For custom specifications or material consultation, visit 6ccvd.com or contact our engineering team directly.
View Original Abstract
In order to investigate the spin state of azurite, Cu3(CO3)2(OH)2, we have measured the thermal conductivity along the c-axis, $\kappa$c, perpendicular to the spin diamond-chains. It has been found that the temperature dependence of $\kappa$c shows a broad peak at ~ 100 K, which is explained as being due to the strong phonon-scattering by the strong spin-fluctuation owing to the spin frustration at low temperatures below ~ 100 K. Furthermore, it has been found that the temperature dependence of $\kappa$c shows another peak at low temperatures below 20 K and that $\kappa$c is suppressed by the application of magnetic field along the c-axis at low temperatures below ~ 35 K. In high magnetic fields above ~ 8 T at low temperatures below ~ 6 K, it has been found that $\kappa$c increases with increasing field.

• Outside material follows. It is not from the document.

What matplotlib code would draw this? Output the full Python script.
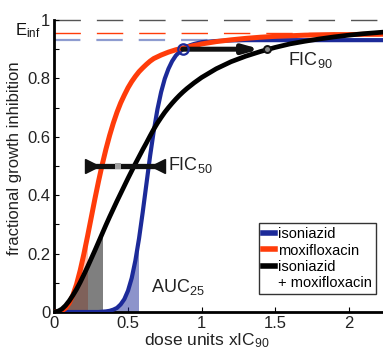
import numpy as np
import matplotlib
matplotlib.use('Agg')
import matplotlib.pyplot as plt
from matplotlib.lines import Line2D
from matplotlib.patches import Rectangle

plt.rcParams['font.family'] = ['Liberation Sans', 'DejaVu Sans']
plt.rcParams['mathtext.fontset'] = 'custom'
plt.rcParams['mathtext.rm'] = 'Liberation Sans'
plt.rcParams['mathtext.it'] = 'Liberation Sans:italic'

# ---- data ----
dose = [0.000, 0.025, 0.050, 0.075, 0.100, 0.125, 0.150, 0.175, 0.200, 0.225,
        0.250, 0.275, 0.300, 0.325, 0.350, 0.375, 0.400, 0.425, 0.450, 0.475,
        0.500, 0.525, 0.550, 0.575, 0.600, 0.625, 0.650, 0.675, 0.700, 0.725,
        0.750, 0.775, 0.800, 0.825, 0.850, 0.875, 0.900, 0.925, 0.950, 0.975,
        1.000, 1.1, 1.2, 1.3, 1.4, 1.5, 1.6, 1.7, 1.8, 1.9, 2.0, 2.1, 2.2, 2.3]
isoniazid = [0.000, 0.000, 0.000, 0.000, 0.000, 0.000, 0.000, 0.000, 0.000, 0.000,
             0.000, 0.000, 0.000, 0.001, 0.002, 0.004, 0.008, 0.014, 0.026, 0.044,
             0.073, 0.116, 0.176, 0.252, 0.342, 0.438, 0.534, 0.620, 0.694, 0.753,
             0.799, 0.833, 0.859, 0.878, 0.891, 0.901, 0.909, 0.914, 0.918, 0.921,
             0.924, 0.928, 0.930, 0.931, 0.931, 0.931, 0.931, 0.931, 0.931, 0.931,
             0.931, 0.931, 0.931, 0.931]
moxifloxacin = [0.000, 0.000, 0.004, 0.013, 0.030, 0.058, 0.095, 0.143, 0.199, 0.260,
                0.324, 0.388, 0.449, 0.506, 0.558, 0.605, 0.647, 0.684, 0.716, 0.743,
                0.768, 0.789, 0.807, 0.823, 0.836, 0.848, 0.859, 0.868, 0.874, 0.880,
                0.885, 0.890, 0.894, 0.898, 0.901, 0.904, 0.907, 0.910, 0.913, 0.915,
                0.918, 0.926, 0.932, 0.937, 0.941, 0.944, 0.946, 0.948, 0.949, 0.950,
                0.950, 0.951, 0.951, 0.952]
combination = [0.000, 0.003, 0.010, 0.022, 0.038, 0.057, 0.078, 0.102, 0.128, 0.155,
               0.183, 0.211, 0.240, 0.269, 0.298, 0.326, 0.353, 0.380, 0.406, 0.432,
               0.458, 0.483, 0.508, 0.532, 0.556, 0.579, 0.603, 0.626, 0.647, 0.666,
               0.684, 0.700, 0.715, 0.729, 0.742, 0.754, 0.765, 0.775, 0.785, 0.794,
               0.803, 0.833, 0.857, 0.876, 0.892, 0.906, 0.918, 0.927, 0.935, 0.942,
               0.948, 0.953, 0.957, 0.961]
einf_levels = [1.0, 0.954, 0.931]          # combination, moxifloxacin, isoniazid
auc25_ends = [0.566, 0.219, 0.321]         # isoniazid, moxifloxacin, combination
fic90_start = (0.872, 0.9)
fic90_end = (1.444, 0.9)
fic50_range = [0.22, 0.73]
fic50_caps = [0.253, 0.703]
fic50_value = 0.432
legend_labels = ['isoniazid', 'moxifloxacin', 'isoniazid', '+ moxifloxacin']
xtick_vals = [0, 0.5, 1, 1.5, 2]
xtick_labels = ['0', '0.5', '1', '1.5', '2']
ytick_labels = ['0', '', '0.2', '', '0.4', '', '0.6', '', '0.8', '', '1']

C_BLUE = '#1c2a99'
C_RED = '#ff3c0a'
C_BLACK = '#000000'

fig = plt.figure(figsize=(3.83, 3.52), dpi=100)
ax = fig.add_axes([54.5/383, 40/352, (383-54.5)/383, 292/352])
ax.set_xlim(0, 2.234)
ax.set_ylim(0, 1)

for lev, col, lw in zip(einf_levels, ['#555555', C_RED, '#8e9cd0'], [1.0, 1.0, 1.6]):
    ax.axhline(lev, color=col, lw=lw, ls=(0, (19/lw, 11.5/lw)), clip_on=False, zorder=1)

for y, xe, col, a in [(isoniazid, auc25_ends[0], C_BLUE, 0.5),
                      (moxifloxacin, auc25_ends[1], C_RED, 0.3),
                      (combination, auc25_ends[2], '#000000', 0.5)]:
    p = ax.fill_between(dose, 0, y, color=col, alpha=a, lw=0, zorder=2)
    p.set_clip_path(Rectangle((0, 0), xe, 1.1, transform=ax.transData))

ax.plot(dose, isoniazid, color=C_BLUE, lw=3.0, zorder=3)
ax.plot(dose, moxifloxacin, color=C_RED, lw=3.6, zorder=4)
ax.plot(dose, combination, color=C_BLACK, lw=3.4, zorder=5)

# FIC90
ax.annotate('', xy=(fic90_end[0] - 0.044, fic90_end[1]), xytext=fic90_start,
            arrowprops=dict(arrowstyle='-|>,head_length=0.9,head_width=0.25', lw=3.6,
                            color='#111111', shrinkA=0, shrinkB=0), zorder=6)
ax.plot([fic90_start[0]], [fic90_start[1]], 'o', ms=7.5, mfc='none', mec=C_BLUE, mew=1.6, zorder=7)
ax.plot([fic90_end[0]], [fic90_end[1]], 'o', ms=5, mfc='#888888', mec='#111111', mew=1.4, zorder=7)
ax.text(1.588, 0.846, 'FIC$_{90}$', fontsize=13, va='baseline', color='#222222')

# FIC50
ax.plot(fic50_range, [0.5, 0.5], color='#111111', lw=3.8, zorder=6, solid_capstyle='butt')
ax.plot([fic50_caps[0]], [0.5], '>', ms=9.5, color='#111111', zorder=7)
ax.plot([fic50_caps[1]], [0.5], '<', ms=9.5, color='#111111', zorder=7)
ax.plot([fic50_value], [0.5], 's', ms=4.5, color='#a0a0a0', mew=0, zorder=8)
ax.text(0.772, 0.486, 'FIC$_{50}$', fontsize=13, va='baseline', color='#222222')

ax.text(0.656, 0.0685, 'AUC$_{25}$', fontsize=13, va='baseline', color='#222222')

for s in ['top', 'right']:
    ax.spines[s].set_visible(False)
for s in ['left', 'bottom']:
    ax.spines[s].set_linewidth(2.0)
ax.set_xticks(xtick_vals)
ax.set_xticklabels(xtick_labels)
ax.set_yticks(np.linspace(0, 1, 11))
ax.set_yticklabels(ytick_labels)
ax.tick_params(direction='in', length=3.6, width=0.8, labelsize=12, labelcolor='#222222', pad=3)

fig.text(207/383, 1-345/352, 'dose units xIC$_{90}$', fontsize=12.5, ha='center', va='baseline', color='#222222')
fig.text(15/383, 1-158/352, 'fractional growth inhibition', fontsize=12, rotation=90,
         ha='center', va='center', color='#222222')
fig.text(15/383, 1-35/352, 'E$_{\\mathrm{inf}}$', fontsize=12, ha='left', va='baseline', color='#111111')

handles = [Line2D([], [], color=C_BLUE, lw=4), Line2D([], [], color=C_RED, lw=4),
           Line2D([], [], color='k', lw=4), Line2D([], [], color='none')]
leg = ax.legend(handles, legend_labels, loc='upper left', bbox_to_anchor=(0.6225, 0.305), fontsize=10.5,
                frameon=True, fancybox=False, edgecolor='k', handlelength=0.8, handletextpad=0.2,
                borderpad=0.3, labelspacing=0.15, borderaxespad=0)
leg.get_frame().set_linewidth(1.0)
leg.set_zorder(10)

fig.savefig('out.png', dpi=100)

The present results have indicated that both spin-singlet dimers with a spin gap of ~ 35 K and antiferromagnetically correlated spin-chains with the antiferromagnetic exchange interaction of ~ 5.4 K are formed at low temperatures, which is consistent with the recent conclusion by Jeschke et al. [Phys. Rev. Lett. 106, 217201 (2011)] that the ground state of spins in azurite in zero field is a spin-fluid one. In addition, a new quantum critical line in magnetic fields at temperatures above 3 K has been proposed to exist.